05/12/2022. La ilusión de la “fama” que nos brindan las redes sociales (RRSS) se alimenta, principalmente, de un espejismo cimentado sobre la saturación del ego. Aunque muchos no lo acepten, entrampados en la idea de cierta notoriedad virtual, nos paseamos entre uno y otro algoritmo presumiendo vanidosamente de atributos superiores, pero sin virtud alguna que no sea la ocurrencia que recibió quince manitas en gesto de aprobación (likes), que para un ejército de kamikazes de la generación de cristal simbolizan el alto standing de la empatía comunicacional.
Hay quienes de verdad acumulan millones de seguidores entre los intrincados laberintos de la gran red, por saber mercadear las estratagemas que recogen como fruto la popularidad, recibiendo por ella recompensa monetizada y cuantiosa que les llevan a hacer de esa “especialidad” su modus vivendi, mientras más superficial e incoherente más rentable. Sentenció el semiólogo, filósofo y novelista italiano Umberto Eco poco antes de su muerte: “Las redes sociales le dan derecho de palabra a legiones de imbéciles que antes hablaban sólo en el bar después de un vaso de vino, sin dañar a la colectividad”.

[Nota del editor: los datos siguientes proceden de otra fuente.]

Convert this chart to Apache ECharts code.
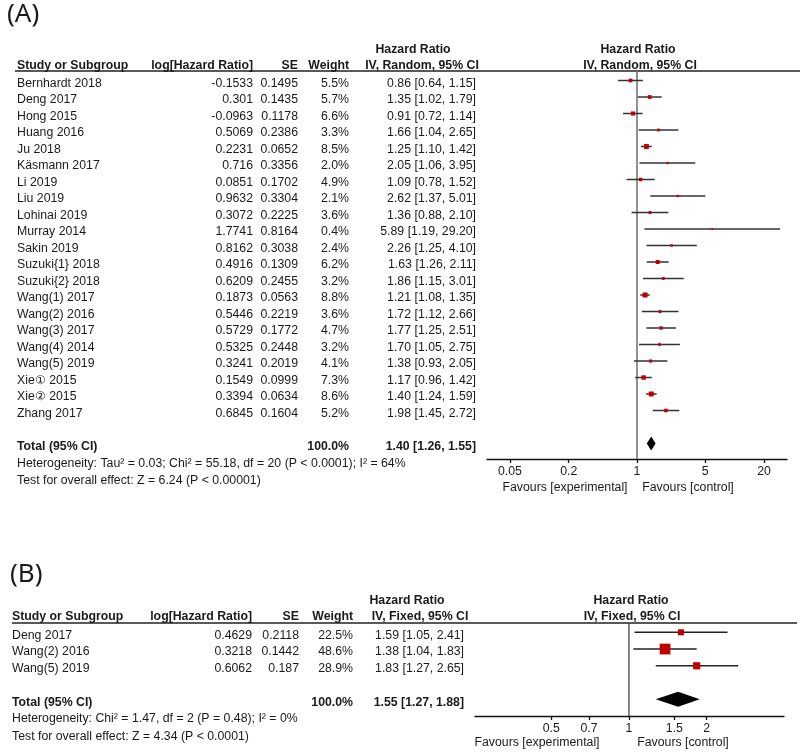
<!DOCTYPE html>
<html><head><meta charset="utf-8">
<script src="https://cdn.jsdelivr.net/npm/echarts@6/dist/echarts.min.js"></script>
<style>html,body{margin:0;padding:0;background:#fff}#c{width:800px;height:752px}</style>
</head><body><div id="c"></div>
<script>
// ---------- Panel A data ----------
const studiesA = ['Bernhardt 2018','Deng 2017','Hong 2015','Huang 2016','Ju 2018','Käsmann 2017','Li 2019','Liu 2019','Lohinai 2019','Murray 2014','Sakin 2019','Suzuki{1} 2018','Suzuki{2} 2018','Wang(1) 2017','Wang(2) 2016','Wang(3) 2017','Wang(4) 2014','Wang(5) 2019','Xie① 2015','Xie② 2015','Zhang 2017'];
const logHrA = ['-0.1533','0.301','-0.0963','0.5069','0.2231','0.716','0.0851','0.9632','0.3072','1.7741','0.8162','0.4916','0.6209','0.1873','0.5446','0.5729','0.5325','0.3241','0.1549','0.3394','0.6845'];
const seA = ['0.1495','0.1435','0.1178','0.2386','0.0652','0.3356','0.1702','0.3304','0.2225','0.8164','0.3038','0.1309','0.2455','0.0563','0.2219','0.1772','0.2448','0.2019','0.0999','0.0634','0.1604'];
const weightA = [5.5,5.7,6.6,3.3,8.5,2.0,4.9,2.1,3.6,0.4,2.4,6.2,3.2,8.8,3.6,4.7,3.2,4.1,7.3,8.6,5.2];
const hrA = [0.86,1.35,0.91,1.66,1.25,2.05,1.09,2.62,1.36,5.89,2.26,1.63,1.86,1.21,1.72,1.77,1.70,1.38,1.17,1.40,1.98];
const lowA = [0.64,1.02,0.72,1.04,1.10,1.06,0.78,1.37,0.88,1.19,1.25,1.26,1.15,1.08,1.12,1.25,1.05,0.93,0.96,1.24,1.45];
const highA = [1.15,1.79,1.14,2.65,1.42,3.95,1.52,5.01,2.10,29.20,4.10,2.11,3.01,1.35,2.66,2.51,2.75,2.05,1.42,1.59,2.72];
const totalA = {weight:100.0, hr:1.40, lo:1.26, hi:1.55};
const ticksA = [0.05, 0.2, 1, 5, 20];
const hetA = 'Heterogeneity: Tau² = 0.03; Chi² = 55.18, df = 20 (P < 0.0001); I² = 64%';
const testA = 'Test for overall effect: Z = 6.24 (P < 0.00001)';

// ---------- Panel B data ----------
const studiesB = ['Deng 2017','Wang(2) 2016','Wang(5) 2019'];
const logHrB = ['0.4629','0.3218','0.6062'];
const seB = ['0.2118','0.1442','0.187'];
const weightB = [22.5,48.6,28.9];
const hrB = [1.59,1.38,1.83];
const lowB = [1.05,1.04,1.27];
const highB = [2.41,1.83,2.65];
const totalB = {weight:100.0, hr:1.55, lo:1.27, hi:1.88};
const ticksB = [0.5, 0.7, 1, 1.5, 2];
const hetB = 'Heterogeneity: Chi² = 1.47, df = 2 (P = 0.48); I² = 0%';
const testB = 'Test for overall effect: Z = 4.34 (P < 0.0001)';

const FONT = '"Liberation Sans", Arial, Helvetica, sans-serif';
const FS = 12.3;
const TXT = '#1a1a1a';

function T(x, y, text, align, bold, fs, family) {
  return {type:'text', x:x, y:y, silent:true, z:10,
    style:{text:text, fontSize:fs||FS, fontFamily:family||FONT, fontWeight:bold?'bold':'normal',
      fill:TXT, align:align, textAlign:align, verticalAlign:'middle', textVerticalAlign:'middle'}};
}
function hrText(h,l,u){ return h.toFixed(2)+' ['+l.toFixed(2)+', '+u.toFixed(2)+']'; }

function tableSeries(ax, cfg) {
  const n = cfg.names.length;
  const data = cfg.names.map((_, i) => [1, i]).concat([[1, cfg.totalRow]]);
  return {type:'custom', xAxisIndex:ax, yAxisIndex:ax, silent:true, clip:false, z:5,
    data:data, encode:{x:0, y:1},
    renderItem:function(params, api){
      const i = params.dataIndex;
      const y = api.coord([1, api.value(1)])[1] + 3;
      const c = cfg.cols;
      if (i < n) return {type:'group', children:[
        T(c.name, y, cfg.names[i], 'left'),
        T(c.log, y, cfg.logs[i], 'right'),
        T(c.se, y, cfg.ses[i], 'right'),
        T(c.w, y, cfg.weights[i].toFixed(1)+'%', 'right'),
        T(c.hr, y, hrText(cfg.hrs[i], cfg.lows[i], cfg.highs[i]), 'right')
      ]};
      const t = cfg.total;
      return {type:'group', children:[
        T(c.name, y, 'Total (95% CI)', 'left', true),
        T(c.w, y, t.weight.toFixed(1)+'%', 'right', true),
        T(c.hr, y, hrText(t.hr, t.lo, t.hi), 'right', true)
      ]};
    }};
}

function forestSeries(ax, hrs, lows, highs, weights, boxFn, lineColor) {
  return {type:'custom', xAxisIndex:ax, yAxisIndex:ax, silent:true, clip:false, z:4,
    data: hrs.map((h,i)=>[h, lows[i], highs[i], i, weights[i]]),
    encode:{x:[0,1,2], y:3},
    renderItem:function(params, api){
      const r = api.value(3);
      const p = api.coord([api.value(0), r]), l = api.coord([api.value(1), r]), u = api.coord([api.value(2), r]);
      const s = boxFn(api.value(4));
      return {type:'group', children:[
        {type:'line', shape:{x1:l[0],y1:l[1],x2:u[0],y2:u[1]}, style:{stroke:lineColor, lineWidth:1.5}},
        {type:'rect', shape:{x:p[0]-s/2,y:p[1]-s/2,width:s,height:s}, style:{fill:'#c00000'}}
      ]};
    }};
}

function diamondSeries(ax, t, row, halfH) {
  return {type:'custom', xAxisIndex:ax, yAxisIndex:ax, silent:true, clip:false, z:4,
    data:[[t.hr, t.lo, t.hi, row]], encode:{x:[0,1,2], y:3},
    renderItem:function(params, api){
      const r = api.value(3);
      const p = api.coord([api.value(0), r]), l = api.coord([api.value(1), r]), u = api.coord([api.value(2), r]);
      return {type:'polygon', shape:{points:[[l[0],p[1]],[p[0],p[1]-halfH],[u[0],p[1]],[p[0],p[1]+halfH]]}, style:{fill:'#000'}};
    }};
}

function nullLine(ax, color, w) {
  return {type:'custom', xAxisIndex:ax, yAxisIndex:ax, silent:true, z:2,
    data:[[1, 0]], encode:{x:0, y:1},
    renderItem:function(params, api){
      const cs = params.coordSys;
      const x = api.coord([api.value(0), 0])[0];
      return {type:'line', shape:{x1:x, y1:cs.y, x2:x, y2:cs.y+cs.height}, style:{stroke:color, lineWidth:w}};
    }};
}

function xAxisCfg(ax, min, max, ticks) {
  return {type:'log', gridIndex:ax, logBase:10, min:min, max:max, position:'bottom',
    axisLine:{show:true, onZero:false, lineStyle:{color:'#111', width:1.3}},
    axisTick:{show:true, customValues:ticks, length:4, lineStyle:{color:'#111', width:1.3}},
    axisLabel:{show:true, customValues:ticks, margin:7, fontSize:FS, fontFamily:FONT, color:TXT,
      formatter:function(v){ return String(+(+v).toPrecision(6)); }},
    splitLine:{show:false}, minorTick:{show:false}, minorSplitLine:{show:false}};
}

const colsA = {name:17, log:253, se:298, w:349, hr:476};
const colsB = {name:12, log:252, se:299, w:353, hr:464};

const graphics = [
  T(7, 15, '(A)', 'left', false, 26, '"Noto Sans", "DejaVu Sans", sans-serif'),
  T(413, 50, 'Hazard Ratio', 'center', true),
  T(638, 50, 'Hazard Ratio', 'center', true),
  T(17, 66, 'Study or Subgroup', 'left', true),
  T(253, 66, 'log[Hazard Ratio]', 'right', true),
  T(298, 66, 'SE', 'right', true),
  T(349, 66, 'Weight', 'right', true),
  T(422, 66, 'IV, Random, 95% CI', 'center', true),
  T(640, 66, 'IV, Random, 95% CI', 'center', true),
  {type:'line', silent:true, shape:{x1:15, y1:71, x2:800, y2:71}, style:{stroke:'#222', lineWidth:1.5}},
  T(17, 464, hetA, 'left'),
  T(17, 481, testA, 'left'),
  T(565, 488, 'Favours [experimental]', 'center'),
  T(688, 488, 'Favours [control]', 'center'),

  T(10, 575, '(B)', 'left', false, 26, '"Noto Sans", "DejaVu Sans", sans-serif'),
  T(407, 601, 'Hazard Ratio', 'center', true),
  T(631, 601, 'Hazard Ratio', 'center', true),
  T(12, 617, 'Study or Subgroup', 'left', true),
  T(252, 617, 'log[Hazard Ratio]', 'right', true),
  T(299, 617, 'SE', 'right', true),
  T(353, 617, 'Weight', 'right', true),
  T(420, 617, 'IV, Fixed, 95% CI', 'center', true),
  T(632, 617, 'IV, Fixed, 95% CI', 'center', true),
  {type:'line', silent:true, shape:{x1:12, y1:623, x2:797, y2:623}, style:{stroke:'#222', lineWidth:1.5}},
  T(12, 719, hetB, 'left'),
  T(12, 737, testB, 'left'),
  T(537, 743, 'Favours [experimental]', 'center'),
  T(683, 743, 'Favours [control]', 'center')
];

const option = {
  animation:false,
  backgroundColor:'#fff',
  grid:[
    {left:487, right:13, top:71, bottom:293, containLabel:false},
    {left:475, right:16, top:623, bottom:36, containLabel:false}
  ],
  xAxis:[ xAxisCfg(0, 0.0291, 34.4, ticksA), xAxisCfg(1, 0.253, 3.99, ticksB) ],
  yAxis:[
    {type:'value', gridIndex:0, min:-0.5758, max:22.939, inverse:true, show:false},
    {type:'value', gridIndex:1, min:-0.555, max:4.997, inverse:true, show:false}
  ],
  graphic:{elements:graphics},
  series:[
    nullLine(0, '#6e6e6e', 1.5),
    forestSeries(0, hrA, lowA, highA, weightA, w => Math.max(1.8, 1.5 + 0.4*w), '#333'),
    diamondSeries(0, totalA, 22, 7),
    tableSeries(0, {names:studiesA, logs:logHrA, ses:seA, weights:weightA, hrs:hrA, lows:lowA, highs:highA, total:totalA, totalRow:22, cols:colsA}),
    nullLine(1, '#333', 1.2),
    forestSeries(1, hrB, lowB, highB, weightB, w => 2 + 0.18*w, '#222'),
    diamondSeries(1, totalB, 4, 7.5),
    tableSeries(1, {names:studiesB, logs:logHrB, ses:seB, weights:weightB, hrs:hrB, lows:lowB, highs:highB, total:totalB, totalRow:4, cols:colsB})
  ]
};
const chart = echarts.init(document.getElementById('c'), null, {renderer:'canvas'});
chart.setOption(option);
</script></body></html>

Como una de las Kardashian, muchos nos embriagamos de jactancia cuando veinte likes nos aprueban algún comentario “ingenioso”, y lo sostenemos y celebramos en largos “hilos” de conversación donde reforzamos la grandilocuencia de nuestra opinión. En el abecedario sobrevenido de las redes, el término que traduce esa propensión es “influencer” o líder de opinión, anglicismo que cualquiera utiliza hoy para autoreferenciarse, como un muchacho de Guasdualito con treinta y dos seguidores en su cuenta de Instagram donde se autodescribe como “personaje público”.

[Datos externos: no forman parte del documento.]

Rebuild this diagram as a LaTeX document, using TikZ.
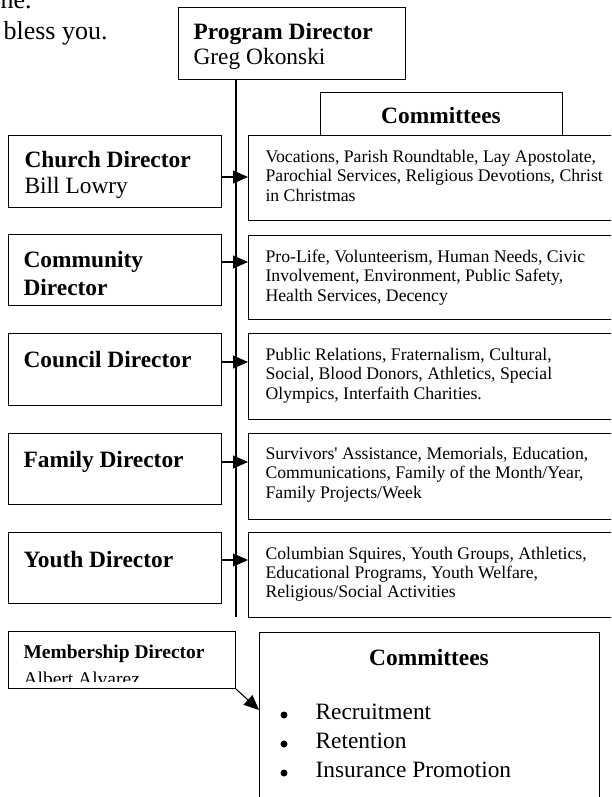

Falso influencer, entonces, es aquel que contó un chiste viejo y recibió el aplauso de cinco familiares, dos compadres, una muchacha que lleva pendiente y algún desconocido que no había leído el chiste antes. Y sí, forma parte de “legiones de imbéciles” que copan las redes sociales distribuyendo sus pensamientos sobre el estado del tiempo, el sabor de una hamburguesa, la otredad, el paisaje, el destino del chavismo, el desorden de su habitación o su paso por el Darién. Son sentenciosos y absolutistas y así como reparten culpas, racionan clemencia entre establecimientos comerciales para ver si le sacan unos “cobres” a punta de publicidad o a través del intercambio por un jugo y una empanada. Mientras van grabando todo con su celular o ensimismados haciéndose “selfies”, se escudan en una patente de corso, “es que soy influencer”, como si fueran mártires de una heroica misión.